On June 2, 1999, United States Senator Robert C. Byrd dedicated the Marshall University Center for Rural Health. Constructed with federal funding secured by Byrd, the Center for Rural Health serves as the base for Marshall's rural medicine outreach programs, which directly affect more than half of West Virginia's counties.
The Center for Rural Health represents a transformation in the supports for rural health care, according to Dr. Charles H. McKown, M.D., dean of Marshall's School of Medicine. "The Robert C. Byrd Center for Rural Health represents for this region a dramatic transition in health care and health services and in the impact the medical profession can make on the health and well-being of communities," he said. "Now we can provide services to address problems in a more integrated and functional manner than ever, ever before, while at the same time continuing to improve our ability to educate new physicians."

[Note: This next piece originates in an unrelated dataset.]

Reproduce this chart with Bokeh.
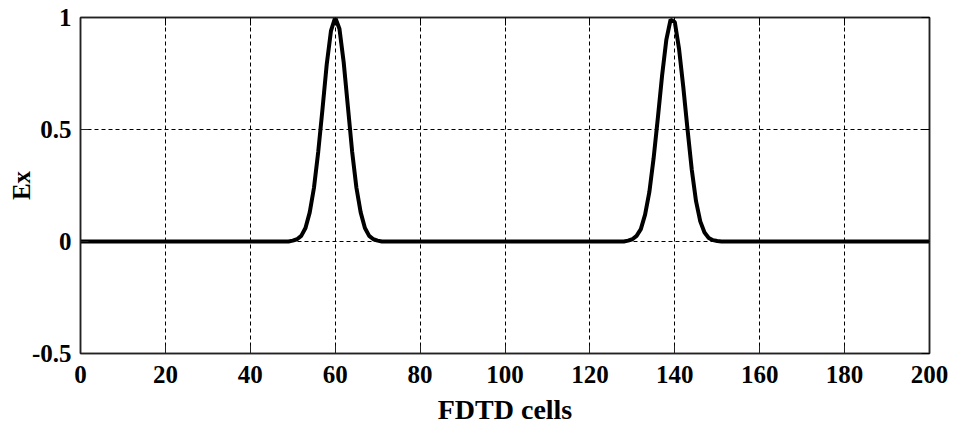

"Like so many of Senator Byrd's visionary projects, the Center for Rural Health's impact will steadily increase over time, bringing benefits to future generations as well as our own," McKown added. "The School of Medicine and the people of rural West Virginia deeply appreciate his support for this important project."
Major projects underway at the Center for Rural Health include diabetes care, smoking cessation, care for rural elders and rural cancer prevention. The center also houses an ultra-modern learning technology center which will be used to support rural providers, as well as offices for two regional positions of the West Virginia Department of Health: the tobacco control office and the community health promotion/disease prevention specialist. In addition, the center contains an auditorium and teleconferencing center, the health sciences library and administrative offices of the School of Medicine.
Byrd secured $4.5 million in federal funding for the Center for Rural Health, as well as $2.45 million for the University Physicians Center. The two centers make up the Marshall University Medical Center, which is part of the Cabell-Huntington Hospital health sciences campus.